Her thoughts turned to Connor Whitby. Was there a moment when his eyes met hers as he ran across the road? A moment when he recognised her murderous intent and ran for his life? Or was she imagining it? He was the boy that Janie had chosen over John-Paul Fitzpatrick. You chose the wrong boy, darling. She would have lived if she’d chosen John-Paul.
She wondered if Janie had truly loved Connor. Was Connor the son-in-law Rachel was meant to have in that fantasy parallel life she never got to live? And did Rachel therefore owe it to Janie’s memory to do something nice for Connor? Have him over for dinner? She shuddered at the thought. Absolutely not. She couldn’t turn off her feelings like a tap. She could still see the fury on Connor’s face in that video, and the way Janie had shrunk from him. She knew, intellectually at least, that it was nothing more than an ordinary teenage boy desperate for a straight answer from a teenage girl, but that didn’t mean she forgave him.
She thought of the way Connor had smiled at Janie in the video, before he lost his temper. The genuinely smitten smile. She remembered, too, the photo in Janie’s album, the one where Connor had been laughing so fondly over something Janie had said.
Perhaps one day she’d post Connor Whitby a copy of that photo, with a card. Thought you might like to have this. A subtle apology for the way she’d treated him over the years, and oh yes, a subtle apology for trying to kill him. Let’s not forget that. She grimaced in the darkness, and turned her head and pressed her lips against Jacob’s scalp for comfort.
Tomorrow I’ll go to the post office and pick up a passport application. I’ll visit them in New York. Maybe I’ll even do one of those damned Alaskan cruises. Marla and Mac can come with me. They don’t mind the cold.

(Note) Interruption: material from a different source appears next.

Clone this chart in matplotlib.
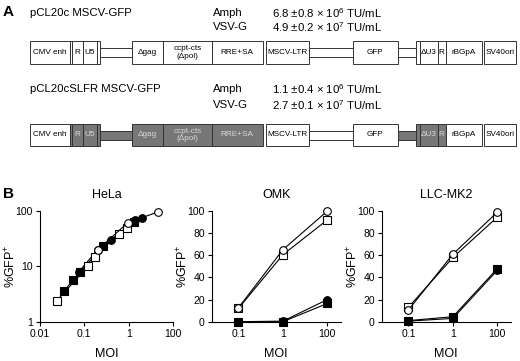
import numpy as np
import matplotlib
matplotlib.use('Agg')
import matplotlib.pyplot as plt
from matplotlib.patches import Rectangle

plt.rcParams['font.family'] = ['Liberation Sans', 'DejaVu Sans']
plt.rcParams['mathtext.fontset'] = 'custom'
plt.rcParams['mathtext.rm'] = 'Liberation Sans'
plt.rcParams['mathtext.default'] = 'regular'

# ---- datos panel A (titulos virales) ----
vectors = ['pCL20c MSCV-GFP', 'pCL20cSLFR MSCV-GFP']
envelopes = ['Amph', 'VSV-G']
titers = [['6.8 ±0.8 × 10$^{6}$ TU/mL', '4.9 ±0.2 × 10$^{7}$ TU/mL'],
          ['1.1 ±0.4 × 10$^{6}$ TU/mL', '2.7 ±0.1 × 10$^{7}$ TU/mL']]

# ---- datos panel B ----
# HeLa (eje log)
hela_fsq_x = [0.035, 0.055, 0.08, 0.27, 1.3]
hela_fsq_y = [3.6, 5.6, 8, 23, 64]
hela_fci_x = [0.075, 0.2, 0.4, 1.4, 2.0]
hela_fci_y = [8, 20, 30, 68, 75]
hela_osq_x = [0.024, 0.12, 0.17, 0.6, 0.92]
hela_osq_y = [2.4, 10, 15, 39, 50]
hela_oci_x = [0.2, 0.95, 4.7]
hela_oci_y = [20, 61, 97]

moi_labels = ['0.1', '1', '100']
omk_oci = [12.5, 65, 100]
omk_osq = [12, 60.5, 92]
omk_fci = [0, 0.5, 20]
omk_fsq = [0, 0, 16.5]
llc_osq = [13, 58, 94.5]
llc_oci = [10.5, 61, 99]
llc_fsq = [1, 4.5, 48]
llc_fci = [0.5, 3, 46.5]

W, H = 520, 361
fig = plt.figure(figsize=(W / 100, H / 100), dpi=100)

# capa en pixeles para el panel A
ov = fig.add_axes([0, 0, 1, 1])
ov.set_xlim(0, W)
ov.set_ylim(H, 0)
ov.axis('off')

GRAY = '#777777'
EDGE = '#333333'

# segmentos: (x0, x1, texto, tipo, gris en la fila 2)
segs = [
    (30, 69.5, 'CMV enh', 'box', False),
    (69.5, 72, '', 'box', True),
    (72, 83, 'R', 'box', True),
    (83, 97, 'U5', 'box', True),
    (97, 100, '', 'box', True),
    (100, 132, '', 'link', True),
    (132, 163, 'Δgag', 'box', True),
    (163, 212, 'ccpt-cts\n(Δpol)', 'box', True),
    (212, 262.5, 'RRE+SA', 'box', True),
    (266, 309, 'MSCV-LTR', 'box', False),
    (309, 352.5, '', 'link', False),
    (352.5, 398, 'GFP', 'box', False),
    (398, 415.5, '', 'link', True),
    (415.5, 419.5, '', 'box', True),
    (419.5, 437.5, 'ΔU3', 'box', True),
    (437.5, 446, 'R', 'box', True),
    (446, 481.5, 'rBGpA', 'box', False),
    (483.5, 516, 'SV40ori', 'box', False),
]

rows = [(41, 64, 13, 27), (124, 146, 89, 105)]
for r, (y0, y1, t1, t2) in enumerate(rows):
    ov.text(30, t1, vectors[r], fontsize=8.2, va='center', ha='left')
    ov.text(213, t1, envelopes[0], fontsize=8.2, va='center')
    ov.text(213, t2, envelopes[1], fontsize=8.2, va='center')
    ov.text(272, t1, titers[r][0], fontsize=8.2, va='center')
    ov.text(272, t2, titers[r][1], fontsize=8.2, va='center')
    for x0, x1, lab, kind, g in segs:
        gray = (r == 1 and g)
        fc = GRAY if gray else 'white'
        if kind == 'box':
            ov.add_patch(Rectangle((x0, y0), x1 - x0, y1 - y0, fc=fc, ec=EDGE, lw=0.7))
        else:
            ym = (y0 + y1) / 2
            ov.add_patch(Rectangle((x0, ym - 4.5), x1 - x0, 9, fc=fc, ec=EDGE, lw=0.7))
        if lab:
            ov.text((x0 + x1) / 2, (y0 + y1) / 2, lab, fontsize=5.9, ha='center', va='center',
                    color='#d8d8d8' if gray else 'black', linespacing=1.0)

ov.text(3, 12, 'A', fontsize=11, fontweight='bold', va='center')
ov.text(3, 194, 'B', fontsize=11, fontweight='bold', va='center')

def style(ax):
    for s in ['top', 'right']:
        ax.spines[s].set_visible(False)
    ax.spines['left'].set_linewidth(0.8)
    ax.spines['bottom'].set_linewidth(0.8)
    ax.tick_params(labelsize=7.5, width=0.8, length=3, pad=2)
    ax.minorticks_off()
    ax.patch.set_alpha(0)

kw_o = dict(color='black', lw=0.8, mfc='white', mec='black', mew=0.8, ms=5.5, clip_on=False)
kw_f = dict(color='black', lw=0.8, mfc='black', mec='black', mew=0.8, ms=5.5, clip_on=False)

bot = (H - 321.7) / H
hgt = 110.7 / H

# HeLa
ax1 = fig.add_axes([40 / W, bot, 133 / W, hgt])
ax1.set_xscale('log')
ax1.set_yscale('log')
ax1.plot(hela_fsq_x, hela_fsq_y, marker='s', **kw_f)
ax1.plot(hela_fci_x, hela_fci_y, marker='o', **kw_f)
ax1.plot(hela_osq_x, hela_osq_y, marker='s', **kw_o)
ax1.plot(hela_oci_x, hela_oci_y, marker='o', **kw_o)
ax1.set_xlim(0.01, 10)
ax1.set_ylim(1, 100)
ax1.set_xticks([0.01, 0.1, 1, 10])
ax1.set_xticklabels(['0.01', '0.1', '1', '100'])
ax1.set_yticks([1, 10, 100])
ax1.set_yticklabels(['1', '10', '100'])
style(ax1)
ax1.set_title('HeLa', fontsize=9, pad=9)
ax1.set_ylabel('%GFP$^{+}$', fontsize=9)
ax1.yaxis.set_label_coords(-0.165, 0.5)
ax1.set_xlabel('MOI', fontsize=9, labelpad=7)

# OMK y LLC-MK2
pos = np.arange(len(moi_labels))
panels = [('OMK', 211.7, omk_oci, omk_osq, omk_fci, omk_fsq),
          ('LLC-MK2', 381.7, llc_oci, llc_osq, llc_fci, llc_fsq)]
for name, left, oci, osq, fci, fsq in panels:
    ax = fig.add_axes([left / W, bot, 129 / W, hgt])
    ax.plot(pos, fsq, marker='s', **kw_f)
    ax.plot(pos, fci, marker='o', **kw_f)
    ax.plot(pos, osq, marker='s', **kw_o)
    ax.plot(pos, oci, marker='o', **kw_o)
    ax.set_xlim(-0.6, 2.3)
    ax.set_ylim(0, 100)
    ax.set_xticks(pos)
    ax.set_xticklabels(moi_labels)
    ax.set_yticks(np.arange(0, 101, 20))
    style(ax)
    ax.set_title(name, fontsize=9, pad=9)
    ax.set_ylabel('%GFP$^{+}$', fontsize=9)
    ax.yaxis.set_label_coords(-0.165, 0.5)
    ax.set_xlabel('MOI', fontsize=9, labelpad=7)

fig.savefig('out.png', dpi=100)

Go back to sleep now, Mum, said Janie. For a moment Rachel could see her so clearly. The middle-aged woman she would have become, so sure of herself and her place in the world, bossy and loving, condescending and impatient with her dear old mum, helping her get her first ever passport.
Can’t sleep, said Rachel.
Yes, you can, said Janie.
Rachel slept.
Chapter fifty-six
The official demolition of the Berlin Wall happened as efficiently as its construction. On 22 June 1990, Checkpoint Charlie, the famous symbol of the Cold War, was dismantled in a strangely prosaic ceremony. A giant crane lifted out the famous beige metal shack in one piece, watched by foreign ministers and other dignitaries seated on rows of plastic chairs.